Rule 5: Get the analysis of your data done in-house
Do not outsource reporting and analysis to a third party.
It should be a part of daily use and not just a quarterly or yearly report submitted
by a third party. Develop and implement the reporting and analysis system in-house
and roll-out the same for all the business users of your enterprise.
BI is different to general IT projects and necessarily requires
a closeness of business and IT relationships to be effective. In most cases,
outsourcing arrangements may not work and could be a reason for the failure
of a BI project.
Apart from that there are several other issues in outsourcing
the reporting and analysis to a third party such as security in terms of financial
data which is market sensitive and there may be concerns over trusting an external
provider with both producing this and ensuring that it remains confidential
until market announcements are made. This does not mean that the providers are
unethical, just that companies may not wish to take a chance in this area.
Among others disadvantages in outsourcing BI, there are the
complexities of data management, as mentioned above there is the confidential
nature of the insight BI offers. Given the ad-hoc capabilities of BI, the business
analysts must be in-house to perform sophisticated ad-hoc analysispeople
that are intimately familiar with business and play an active role in it.
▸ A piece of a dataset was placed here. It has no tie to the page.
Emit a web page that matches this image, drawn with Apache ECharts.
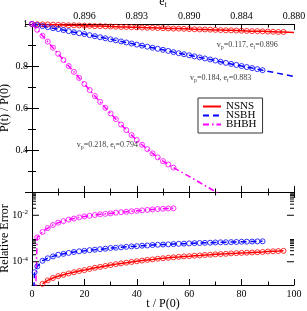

Many a times, if BI initiatives are not working well, managers
may believe that they can fix the problem by hiring an outsourcer that they
expect will do a better job at a lower cost. Here the verdict is clear that
most of the organizations prefer in-house BI or MIS competency.
Remember the golden rule of outsourcingoutsource only
those things that are not a core business. Business strategy formulation and
feedback on its results must be a core competency.